Sample Batches according to IDs

SaadMunir · May 15, 2021, 2:57pm

Hello everyone !
I have a large dataset about a casting machine and its corresponding process parameters . So basically each row is an observation with about 200 parameters and then the corresponding class label of 0 or 1 where 0 means the part is NOT defective and 1 means the part was badly manufactured.
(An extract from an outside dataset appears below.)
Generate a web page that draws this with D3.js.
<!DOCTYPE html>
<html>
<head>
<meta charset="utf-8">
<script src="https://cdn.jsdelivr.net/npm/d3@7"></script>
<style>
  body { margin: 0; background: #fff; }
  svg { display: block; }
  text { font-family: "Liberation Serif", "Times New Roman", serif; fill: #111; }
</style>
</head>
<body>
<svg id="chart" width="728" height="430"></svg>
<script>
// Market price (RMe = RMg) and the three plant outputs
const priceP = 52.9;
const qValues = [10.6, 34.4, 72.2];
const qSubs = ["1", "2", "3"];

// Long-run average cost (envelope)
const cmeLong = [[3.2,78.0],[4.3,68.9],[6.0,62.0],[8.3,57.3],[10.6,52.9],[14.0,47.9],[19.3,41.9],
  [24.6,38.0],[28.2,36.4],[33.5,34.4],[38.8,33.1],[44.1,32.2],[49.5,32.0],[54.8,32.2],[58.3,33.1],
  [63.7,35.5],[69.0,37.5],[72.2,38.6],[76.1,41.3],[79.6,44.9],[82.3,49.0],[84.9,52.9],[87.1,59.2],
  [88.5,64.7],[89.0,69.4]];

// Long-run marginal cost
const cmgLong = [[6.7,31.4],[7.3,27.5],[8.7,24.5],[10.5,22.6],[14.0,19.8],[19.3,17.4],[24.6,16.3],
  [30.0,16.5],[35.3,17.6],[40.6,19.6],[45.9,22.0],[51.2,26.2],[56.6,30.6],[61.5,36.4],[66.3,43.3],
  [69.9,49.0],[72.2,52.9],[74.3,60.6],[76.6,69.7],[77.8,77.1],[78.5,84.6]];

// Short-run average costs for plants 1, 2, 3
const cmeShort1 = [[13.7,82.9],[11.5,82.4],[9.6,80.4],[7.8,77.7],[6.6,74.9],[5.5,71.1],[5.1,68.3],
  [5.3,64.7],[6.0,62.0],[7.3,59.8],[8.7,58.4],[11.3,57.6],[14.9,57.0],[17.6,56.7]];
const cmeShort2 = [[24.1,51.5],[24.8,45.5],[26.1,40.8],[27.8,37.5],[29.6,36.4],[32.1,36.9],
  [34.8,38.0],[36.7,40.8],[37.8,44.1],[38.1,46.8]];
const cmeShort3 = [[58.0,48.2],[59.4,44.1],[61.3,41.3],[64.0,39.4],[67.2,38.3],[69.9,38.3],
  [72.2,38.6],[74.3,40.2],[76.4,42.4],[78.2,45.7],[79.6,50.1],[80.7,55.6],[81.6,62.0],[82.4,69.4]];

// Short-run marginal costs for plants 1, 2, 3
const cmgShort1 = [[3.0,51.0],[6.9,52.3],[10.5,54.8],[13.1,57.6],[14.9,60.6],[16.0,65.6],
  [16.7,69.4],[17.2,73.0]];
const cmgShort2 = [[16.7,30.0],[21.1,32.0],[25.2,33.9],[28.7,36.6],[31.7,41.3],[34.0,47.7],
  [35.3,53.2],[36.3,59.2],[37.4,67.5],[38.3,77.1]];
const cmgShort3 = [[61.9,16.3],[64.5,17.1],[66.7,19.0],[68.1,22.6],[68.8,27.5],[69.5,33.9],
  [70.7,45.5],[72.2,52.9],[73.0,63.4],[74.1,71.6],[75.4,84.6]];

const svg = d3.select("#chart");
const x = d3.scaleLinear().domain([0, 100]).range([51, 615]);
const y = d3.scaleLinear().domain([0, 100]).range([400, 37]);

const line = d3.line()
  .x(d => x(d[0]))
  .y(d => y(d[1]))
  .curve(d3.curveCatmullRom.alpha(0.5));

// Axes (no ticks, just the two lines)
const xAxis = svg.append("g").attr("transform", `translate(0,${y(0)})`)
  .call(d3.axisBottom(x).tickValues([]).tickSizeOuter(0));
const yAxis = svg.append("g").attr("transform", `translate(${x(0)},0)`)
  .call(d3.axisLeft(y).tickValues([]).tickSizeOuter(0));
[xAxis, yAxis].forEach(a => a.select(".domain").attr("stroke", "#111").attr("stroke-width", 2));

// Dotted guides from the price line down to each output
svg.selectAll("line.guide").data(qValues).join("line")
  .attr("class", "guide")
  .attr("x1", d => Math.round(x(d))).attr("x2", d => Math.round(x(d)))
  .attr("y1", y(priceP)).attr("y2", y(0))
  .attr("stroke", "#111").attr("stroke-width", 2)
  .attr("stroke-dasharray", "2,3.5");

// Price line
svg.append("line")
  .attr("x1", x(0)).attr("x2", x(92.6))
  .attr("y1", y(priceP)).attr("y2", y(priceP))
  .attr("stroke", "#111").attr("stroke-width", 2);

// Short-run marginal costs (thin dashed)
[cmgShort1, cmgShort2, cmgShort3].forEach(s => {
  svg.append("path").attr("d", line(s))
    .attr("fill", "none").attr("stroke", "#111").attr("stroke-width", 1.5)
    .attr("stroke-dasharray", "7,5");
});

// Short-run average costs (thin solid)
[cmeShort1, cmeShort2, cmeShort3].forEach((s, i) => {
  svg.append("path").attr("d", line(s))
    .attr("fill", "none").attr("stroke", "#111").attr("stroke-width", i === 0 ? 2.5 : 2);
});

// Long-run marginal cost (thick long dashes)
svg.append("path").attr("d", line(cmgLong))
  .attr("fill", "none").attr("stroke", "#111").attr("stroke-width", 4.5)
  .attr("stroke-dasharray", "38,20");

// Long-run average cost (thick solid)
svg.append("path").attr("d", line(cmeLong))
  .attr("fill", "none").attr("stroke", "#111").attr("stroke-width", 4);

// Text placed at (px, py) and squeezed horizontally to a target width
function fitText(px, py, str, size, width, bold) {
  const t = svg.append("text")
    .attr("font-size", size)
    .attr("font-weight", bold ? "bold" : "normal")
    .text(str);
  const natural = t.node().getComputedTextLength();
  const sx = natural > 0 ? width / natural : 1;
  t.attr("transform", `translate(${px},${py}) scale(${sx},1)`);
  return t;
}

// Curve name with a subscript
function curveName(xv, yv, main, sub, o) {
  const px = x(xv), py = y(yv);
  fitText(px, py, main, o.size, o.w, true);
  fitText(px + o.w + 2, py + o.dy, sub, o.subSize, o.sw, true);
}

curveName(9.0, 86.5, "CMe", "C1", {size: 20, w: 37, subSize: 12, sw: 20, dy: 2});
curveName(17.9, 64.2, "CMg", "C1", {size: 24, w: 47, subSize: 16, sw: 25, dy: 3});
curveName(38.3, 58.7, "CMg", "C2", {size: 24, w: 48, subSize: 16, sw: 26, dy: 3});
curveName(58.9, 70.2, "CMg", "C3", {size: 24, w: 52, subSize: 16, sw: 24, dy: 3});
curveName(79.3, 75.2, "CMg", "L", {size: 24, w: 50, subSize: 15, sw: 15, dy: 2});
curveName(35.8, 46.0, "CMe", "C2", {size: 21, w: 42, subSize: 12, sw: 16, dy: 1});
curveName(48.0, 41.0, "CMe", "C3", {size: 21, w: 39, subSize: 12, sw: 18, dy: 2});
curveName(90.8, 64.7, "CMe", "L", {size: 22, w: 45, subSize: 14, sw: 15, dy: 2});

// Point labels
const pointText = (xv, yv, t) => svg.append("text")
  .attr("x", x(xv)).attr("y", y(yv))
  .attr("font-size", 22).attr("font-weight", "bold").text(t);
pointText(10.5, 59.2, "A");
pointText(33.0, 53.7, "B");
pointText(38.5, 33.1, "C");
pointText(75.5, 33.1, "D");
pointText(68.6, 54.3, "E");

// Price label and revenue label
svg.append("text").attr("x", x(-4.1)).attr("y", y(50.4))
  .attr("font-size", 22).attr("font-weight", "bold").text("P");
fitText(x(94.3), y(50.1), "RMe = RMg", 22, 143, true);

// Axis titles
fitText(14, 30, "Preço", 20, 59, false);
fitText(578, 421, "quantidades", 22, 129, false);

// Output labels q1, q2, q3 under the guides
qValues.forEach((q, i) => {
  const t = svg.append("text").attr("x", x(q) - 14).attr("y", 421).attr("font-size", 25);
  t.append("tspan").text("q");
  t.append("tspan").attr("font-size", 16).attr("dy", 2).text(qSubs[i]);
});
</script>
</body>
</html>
We are trying to map these process parameters to the correct class prediction and right now I am using a feedforward network with 5 layers and the area under ROC curve is 0.76.
What I have been thinking is maybe we lack temporal information in our batches which are now created using stratified train test split and later on balanced from both classes with a WeightedRandomSampler.
So my idea is to first sort the observations in ascending order of time, do not shuffle and then create the batches so that the temporal order is preserved. However when I take this approach, my mini batches become severely imbalanced. Nevertheless, there might be some mini batches where the minority class has a clear majority , for example 8 out of 10 samples in a mini batch belong to minority class. Lets say the IDs of such mini batches are from 40 to 60. So I would like the first iteration of my epoch to take a normal, highly unbalanced mini batch as the input, then the second iteration to take a minority class dominant mini batch as input i.e. a batch from ID between 40 and 60, then the third iteration again takes a normal , unbalanced batch as input and the fourth iteration again samples a minority class dominant batch, and then this process should repeat for a fixed number of iterations. In this way, temporal information would be preserved. I think to implement this strategy, I would have to create a custom generator or Dataloader in Pytorch but I have little idea about that. Could anybody please guide me over this?
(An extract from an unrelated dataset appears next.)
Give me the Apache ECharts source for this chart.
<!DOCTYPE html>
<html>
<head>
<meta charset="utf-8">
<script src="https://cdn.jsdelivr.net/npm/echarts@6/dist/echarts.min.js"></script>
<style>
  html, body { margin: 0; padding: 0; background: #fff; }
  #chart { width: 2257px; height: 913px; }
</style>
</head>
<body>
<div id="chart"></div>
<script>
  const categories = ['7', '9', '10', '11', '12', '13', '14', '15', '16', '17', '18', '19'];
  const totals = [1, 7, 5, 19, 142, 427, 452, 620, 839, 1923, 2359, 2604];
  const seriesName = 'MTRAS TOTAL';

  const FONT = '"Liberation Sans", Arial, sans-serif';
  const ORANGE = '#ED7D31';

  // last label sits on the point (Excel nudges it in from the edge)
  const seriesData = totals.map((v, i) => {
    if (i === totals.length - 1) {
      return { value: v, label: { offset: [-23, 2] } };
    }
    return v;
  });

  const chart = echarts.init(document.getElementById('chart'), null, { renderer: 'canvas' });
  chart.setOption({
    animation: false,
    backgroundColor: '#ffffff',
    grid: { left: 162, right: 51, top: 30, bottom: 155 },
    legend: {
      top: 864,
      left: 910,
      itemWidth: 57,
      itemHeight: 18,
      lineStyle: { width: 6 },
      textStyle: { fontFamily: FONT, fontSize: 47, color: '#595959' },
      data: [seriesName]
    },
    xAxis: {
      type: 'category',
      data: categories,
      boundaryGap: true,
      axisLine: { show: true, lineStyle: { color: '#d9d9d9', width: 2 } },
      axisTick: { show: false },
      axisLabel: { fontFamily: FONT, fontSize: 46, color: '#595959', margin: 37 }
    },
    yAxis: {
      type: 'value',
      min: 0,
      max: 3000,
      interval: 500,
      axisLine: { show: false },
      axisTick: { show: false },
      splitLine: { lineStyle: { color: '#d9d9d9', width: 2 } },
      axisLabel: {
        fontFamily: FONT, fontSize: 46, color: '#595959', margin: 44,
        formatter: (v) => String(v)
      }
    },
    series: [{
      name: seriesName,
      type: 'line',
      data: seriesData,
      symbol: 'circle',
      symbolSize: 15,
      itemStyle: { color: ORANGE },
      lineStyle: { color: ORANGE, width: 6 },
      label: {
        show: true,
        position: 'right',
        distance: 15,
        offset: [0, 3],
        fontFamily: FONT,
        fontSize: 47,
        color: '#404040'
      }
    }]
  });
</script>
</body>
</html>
ptrblck · May 16, 2021, 6:04am

Based on your description I think the proper way to implement this custom sampling strategy would be in a custom sampler. By default the DataLoader would use a SequentialSampler or a RandomSampler, which you could replace with your custom class. This custom sampler could then take the targets and create the batch indices using your sampling logic.

SaadMunir · May 16, 2021, 1:08pm

Thankyou very much for the idea! Could you please give me an idea of how my custom sampler class should look like ?

ptrblck · May 16, 2021, 9:06pm

You could take a look at the sampler implementations and adapt one to your use case. In particular I think you might want to pass the target tensors to the sampler and create the desired sample indices in the __iter__ method.